INFORMATION SHOWN start

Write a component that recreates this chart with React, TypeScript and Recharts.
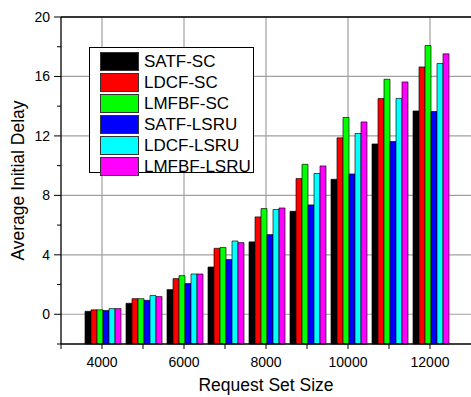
import React from 'react';
import { BarChart, Bar, XAxis, YAxis, CartesianGrid, ReferenceLine } from 'recharts';

const sizes = [4000, 5000, 6000, 7000, 8000, 9000, 10000, 11000, 12000];
const satfSc = [0.2, 0.74, 1.66, 3.18, 4.87, 6.93, 9.08, 11.46, 13.68];
const ldcfSc = [0.3, 1.05, 2.4, 4.44, 6.55, 9.13, 11.87, 14.52, 16.64];
const lmfbfSc = [0.3, 1.05, 2.6, 4.49, 7.11, 10.09, 13.24, 15.81, 18.08];
const satfLsru = [0.25, 0.94, 2.07, 3.68, 5.36, 7.36, 9.44, 11.62, 13.64];
const ldcfLsru = [0.38, 1.26, 2.71, 4.93, 7.05, 9.47, 12.16, 14.52, 16.87];
const lmfbfLsru = [0.38, 1.19, 2.71, 4.82, 7.15, 9.98, 12.94, 15.63, 17.52];

const seriesNames = ['SATF-SC', 'LDCF-SC', 'LMFBF-SC', 'SATF-LSRU', 'LDCF-LSRU', 'LMFBF-LSRU'];
const seriesValues = [satfSc, ldcfSc, lmfbfSc, satfLsru, ldcfLsru, lmfbfLsru];
const colors = ['#000000', '#ff0000', '#00ff00', '#0000ff', '#00ffff', '#ff00ff'];

const xTicks = [3000, 4000, 5000, 6000, 7000, 8000, 9000, 10000, 11000, 12000];
const yTicks = [-2, 0, 2, 4, 6, 8, 10, 12, 14, 16, 18, 20];
const yMajor = [0, 4, 8, 12, 16, 20];
const xMajor = [4000, 6000, 8000, 10000, 12000];

const data = sizes.map((size, i) => {
  const row: any = { size };
  seriesNames.forEach((name, s) => {
    row[name] = seriesValues[s][i];
  });
  return row;
});

const font = '"Liberation Sans", Arial, sans-serif';

const XTick = ({ x, y, payload }: any) => {
  const labeled = xMajor.includes(payload.value);
  return (
    <g>
      <line x1={x} x2={x} y1={y} y2={y + 5} stroke="#000" />
      {labeled && (
        <text x={x} y={y + 23} textAnchor="middle" fontSize={14} fontFamily={font} fill="#000">
          {payload.value}
        </text>
      )}
    </g>
  );
};

const YTick = ({ x, y, payload }: any) => {
  const labeled = yMajor.includes(payload.value);
  return (
    <g>
      <line x1={x} x2={x - (labeled ? 7 : 4)} y1={y} y2={y} stroke="#000" />
      {labeled && (
        <text x={x - 11} y={y + 5} textAnchor="end" fontSize={14} fontFamily={font} fill="#000">
          {payload.value}
        </text>
      )}
    </g>
  );
};

const App: React.FC = () => {
  return (
    <div style={{ position: 'absolute', left: 0, top: 0, width: 471, height: 397, background: '#fff' }}>
      <BarChart
        width={471}
        height={397}
        data={data}
        margin={{ top: 17, right: 0, bottom: 0, left: 0 }}
        barCategoryGap={3.5}
        barGap={0}
      >
        <CartesianGrid
          stroke="#a0a0a0"
          strokeWidth={1.2}
          horizontalValues={yMajor}
          verticalValues={xMajor}
        />
        <XAxis
          dataKey="size"
          type="number"
          domain={[3000, 13000]}
          ticks={xTicks}
          interval={0}
          height={53}
          tickSize={0}
          tickMargin={0}
          tickLine={false}
          tick={<XTick />}
          axisLine={{ stroke: '#000', strokeWidth: 1.3 }}
          label={({ viewBox }: any) => (
            <text
              x={viewBox.x + viewBox.width / 2}
              y={viewBox.y + 47}
              textAnchor="middle"
              fontSize={17.5}
              fontFamily={font}
              fill="#000"
            >
              Request Set Size
            </text>
          )}
        />
        <YAxis
          type="number"
          domain={[-2, 20]}
          ticks={yTicks}
          interval={0}
          width={61}
          tickSize={0}
          tickMargin={0}
          tickLine={false}
          tick={<YTick />}
          axisLine={{ stroke: '#000', strokeWidth: 1.3 }}
          label={({ viewBox }: any) => {
            const cx = viewBox.x + 18;
            const cy = viewBox.y + viewBox.height / 2;
            return (
              <text
                x={cx}
                y={cy}
                textAnchor="middle"
                dominantBaseline="central"
                transform={`rotate(-90, ${cx}, ${cy})`}
                fontSize={17.5}
                fontFamily={font}
                fill="#000"
              >
                Average Initial Delay
              </text>
            );
          }}
        />
        <ReferenceLine y={20} stroke="#000" strokeWidth={1.3} />
        {seriesNames.map((name, s) => (
          <Bar
            key={name}
            dataKey={(d: any) => [-2, d[name]]}
            name={name}
            fill={colors[s]}
            stroke="#000"
            strokeOpacity={0.65}
            strokeWidth={1}
            isAnimationActive={false}
          />
        ))}
      </BarChart>
      <div
        style={{
          position: 'absolute',
          left: 89,
          top: 47,
          width: 165,
          height: 126,
          border: '1px solid #000',
          background: '#fff',
          fontFamily: font,
          fontSize: 17,
          padding: '3px 0 0 10px',
          boxSizing: 'border-box',
        }}
      >
        {seriesNames.map((name, s) => (
          <div key={name} style={{ display: 'flex', alignItems: 'center', height: 21 }}>
            <div
              style={{
                width: 37,
                height: 17,
                background: colors[s],
                border: '1px solid #333',
                marginRight: 5,
              }}
            />
            <span style={{ lineHeight: '21px' }}>{name}</span>
          </div>
        ))}
      </div>
    </div>
  );
};

export default App;
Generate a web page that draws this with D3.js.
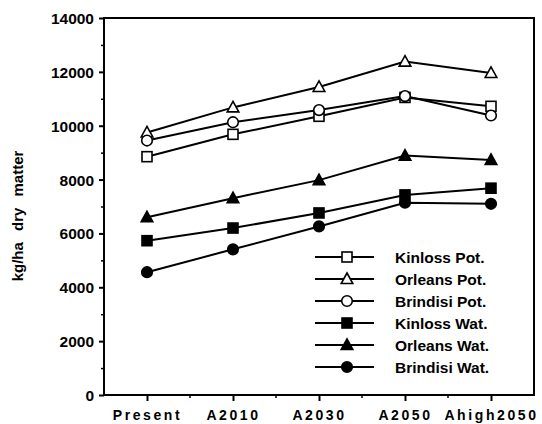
<!DOCTYPE html>
<html><head><meta charset="utf-8">
<script src="https://cdn.jsdelivr.net/npm/d3@7"></script>
<style>
body{margin:0;background:#fff;}
svg text{font-family:"Liberation Sans",Arial,Helvetica,sans-serif;font-weight:bold;fill:#000;}
</style></head>
<body><svg id="c" width="542" height="424"></svg>
<script>
const categories = ["Present","A2010","A2030","A2050","Ahigh2050"];
const kinlossPot  = [8850, 9680, 10350, 11050, 10720];
const orleansPot  = [9750, 10680, 11440, 12380, 11960];
const brindisiPot = [9450, 10130, 10580, 11100, 10380];
const kinlossWat  = [5730, 6200, 6760, 7430, 7680];
const orleansWat  = [6600, 7310, 7980, 8890, 8730];
const brindisiWat = [4560, 5410, 6260, 7140, 7100];
const seriesNames = ["Kinloss Pot.","Orleans Pot.","Brindisi Pot.","Kinloss Wat.","Orleans Wat.","Brindisi Wat."];
const seriesValues = [kinlossPot, orleansPot, brindisiPot, kinlossWat, orleansWat, brindisiWat];
const seriesShapes = ["square","triangle","circle","square","triangle","circle"];
const seriesFilled = [false,false,false,true,true,true];
const yTicks = [0,2000,4000,6000,8000,10000,12000,14000];

const svg = d3.select("#c");
const L=104, R=534, T=18, B=395;
const x = d3.scalePoint().domain(categories).range([L,R]).padding(0.5);
const y = d3.scaleLinear().domain([0,14000]).range([B,T]);

// frame
svg.append("rect").attr("x",L).attr("y",T).attr("width",R-L).attr("height",B-T)
  .attr("fill","none").attr("stroke","#000").attr("stroke-width",2);

// y axis
const yAxis = svg.append("g").attr("transform",`translate(${L},0)`)
  .call(d3.axisLeft(y).tickValues(yTicks).tickFormat(d3.format("d")).tickSize(5).tickPadding(5));
yAxis.select(".domain").remove();
yAxis.selectAll("line").attr("stroke","#000").attr("stroke-width",2);
yAxis.selectAll("text").style("font-size","15.5px").attr("dy","0.35em");
const yMinor = svg.append("g").attr("transform",`translate(${L},0)`)
  .call(d3.axisLeft(y).tickValues(d3.range(1000,14000,2000)).tickFormat("").tickSize(3));
yMinor.select(".domain").remove();
yMinor.selectAll("line").attr("stroke","#000").attr("stroke-width",1.5);

// x axis
const xAxis = svg.append("g").attr("transform",`translate(0,${B})`)
  .call(d3.axisBottom(x).tickSize(6).tickPadding(9));
xAxis.select(".domain").remove();
xAxis.selectAll("line").attr("stroke","#000").attr("stroke-width",2);
xAxis.selectAll("text").style("font-size","14px").style("letter-spacing","2.6px").attr("dy","0.71em");
const step = x.step();
svg.append("g").selectAll("line").data(categories.slice(0,-1)).join("line")
  .attr("x1",d=>x(d)+step/2).attr("x2",d=>x(d)+step/2)
  .attr("y1",B).attr("y2",B+3).attr("stroke","#000").attr("stroke-width",1.5);

// y title
svg.append("text").attr("transform",`translate(23,216) rotate(-90)`)
  .attr("text-anchor","middle").style("font-size","15px").style("word-spacing","7px")
  .text("kg/ha dry matter");

function drawMarker(g, shape, filled, cx, cy){
  const fill = filled ? "#000" : "#fff";
  if(shape==="square"){
    g.append("rect").attr("x",cx-5).attr("y",cy-5).attr("width",10).attr("height",10)
      .attr("fill",fill).attr("stroke","#000").attr("stroke-width",1.6);
  } else if(shape==="circle"){
    g.append("circle").attr("cx",cx).attr("cy",cy).attr("r",5.3)
      .attr("fill",fill).attr("stroke","#000").attr("stroke-width",1.6);
  } else {
    g.append("path").attr("d",`M${cx},${cy-6}L${cx+5.8},${cy+4.5}L${cx-5.8},${cy+4.5}Z`)
      .attr("fill",fill).attr("stroke","#000").attr("stroke-width",1.6).attr("stroke-linejoin","miter");
  }
}

const line = d3.line().x((d,i)=>x(categories[i])).y(d=>y(d));
seriesValues.forEach((vals,si)=>{
  const g = svg.append("g");
  g.append("path").attr("d",line(vals)).attr("fill","none").attr("stroke","#000").attr("stroke-width",2);
  vals.forEach((v,i)=>drawMarker(g, seriesShapes[si], seriesFilled[si], x(categories[i]), y(v)));
});

// legend
const lg = svg.append("g");
seriesNames.forEach((n,i)=>{
  const ly = 257 + i*22;
  lg.append("line").attr("x1",315).attr("x2",374).attr("y1",ly).attr("y2",ly)
    .attr("stroke","#000").attr("stroke-width",2);
  drawMarker(lg, seriesShapes[i], seriesFilled[i], 347, ly);
  lg.append("text").attr("x",395).attr("y",ly).attr("dy","0.36em").style("font-size","15.5px").text(n);
});
</script></body></html>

INFORMATION SHOWN end

#### WHAT THE EXERCISE ASKS
Repeat the lines from where the entries begin to the line with "YAxis, CartesianGrid, ReferenceLine", both included. Any picture is left out.

#### RESPONSE
Write a component that recreates this chart with React, TypeScript and Recharts.
import React from 'react';
import { BarChart, Bar, XAxis, YAxis, CartesianGrid, ReferenceLine } from 'recharts';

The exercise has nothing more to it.